In most cases, the indicator has values ranging from 0 to 5 or 6. Any source not included in that value list is given in the subfield $2. Indicator value 7 means "Source specified in $2," and therefore serves as a re-direct to the $2 subfield. There are two significant aspects to this: the first is that the subfield $2 has the same role as an indicator even though it is a subfield; the second is that the $2 represents a much expanded list of possible sources. Fortunately, the $2 is not free text but takes its values from the MARC source codes for vocabularies, rules and schemas.


It is my assumption that the information about the source does not apply to the control subfields ($3, $5, $6, $8). These subfields have a different role, generally to create linkages between fields in the same record.


Identifying Element Types

These indicators definitely change the meaning of the field. They are generally a way to get more than one meaning out of a single MARC tag. For example:


545 - Biographical or Historical Data

First indicator:

0 - Biographical sketch

1 - Administrative history


Some of these overlap with the display indicators. In the case below, there is a clear type ("Mailing") and an uncontrolled display field ($i) that covers every other kind of type. (If the vocabulary of that $i were controlled, then you would have multiple types. Since it isn't controlled, you have "Mailing" and "other".)


270 - Address

Second indicator:

0 - Mailing

7 - Type specified in subfield $i


Then again, the 246 second indicator provides a clear list of types:


246 - Varying Form of Title

0 - Portion of title

1 - Parallel title

2 - Distinctive title

3 - Other title

4 - Cover title

5 - Added title page title

6 - Caption title

7 - Running title

8 - Spine title


It's not always clear to me why some of the distinctions are needed, or if any systems pay attention to them. Some examples of these:


655 - Index Term-Genre/Form

First indicator:

# - Basic

0 - Faceted


100 - Main Entry-Personal Name

First indicator:

0 - Forenamne

1 - Surname

3 - Family name




Pseudo-display controllers

I was surprised to discover that some of the "display constant controllers" actually refine the meaning of the tag. These will need to be treated as semantically separate elements in the analysis.


Tag + indicator label
Indicator values
505 Contents note, indicator 1, Display constant controller
0 - Contents
1 - Incomplete contents
2 - Partial contents
8 - No display constant generated
511 Participant or performer note, indicator 1, Display constant controller

0 - No display constant generated
1 - Cast

(used when note contains cast list, but note does not always have that)
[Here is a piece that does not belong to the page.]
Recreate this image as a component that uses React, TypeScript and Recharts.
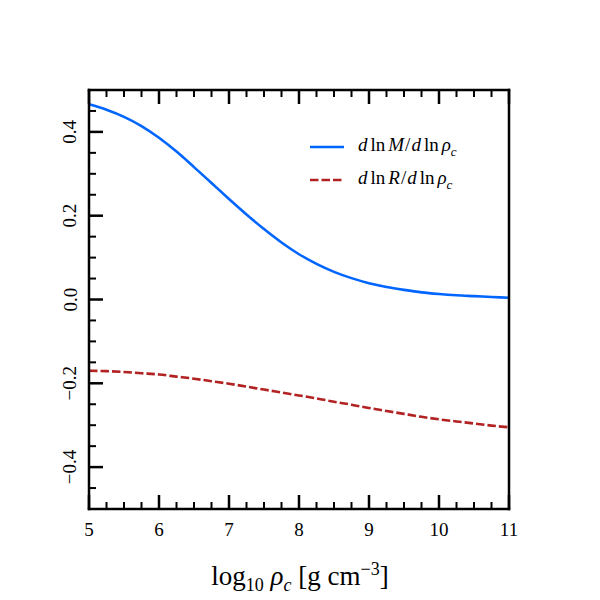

520 Summary, etc., indicator 1, Display constant controller

# - Summary
0 - Subject
1 - Review
2 - Scope and content
3 - Abstract
4 - Content advice
8 - No display constant generated

(adds meaning to 'etc.')

521 Target Audience Note, indicator 1, Display constant controller

# - Audience
0 - Reading grade level
1 - Interest age level
2 - Interest grade level
3 - Special audience characteristics
4 - Motivation/interest level
8 - No display constant generated

(defines the aspect of the target audience that is included)

555 Cumulative index/Finding Aids Note, indicator 1, Display constant controller

# - Indexes
0 - Finding aids
8 - No display constant generated

(two things carried in otherwise undistinguished field)




III. Other indicator functions


IV. Indicators, Fields and Subfields

Because the MARC indicators are at the field level, it might be logical to assume that they modify the entire field. The source and type indicators, and the display indicators that actually modify the meaning of the field, generally modify the combined set of subfields except the control subfields ($2-$8). (I am still checking to see if I can find any cases of indicators that modify the meaning of a control subfield.)


Many indicators appear to modify only the $a subfield, such as the non-filing indicator in 245, or the "Type of personal name entry element" in the x00 name fields. These fields can have many other subfields that are not affected by the indicator value.


The indicators that provide only display constants that do not affect the meaning of the field (described in section I) are at the field level, but only indicate a display constant that would precede the field; they do not modify or amplify the field at all.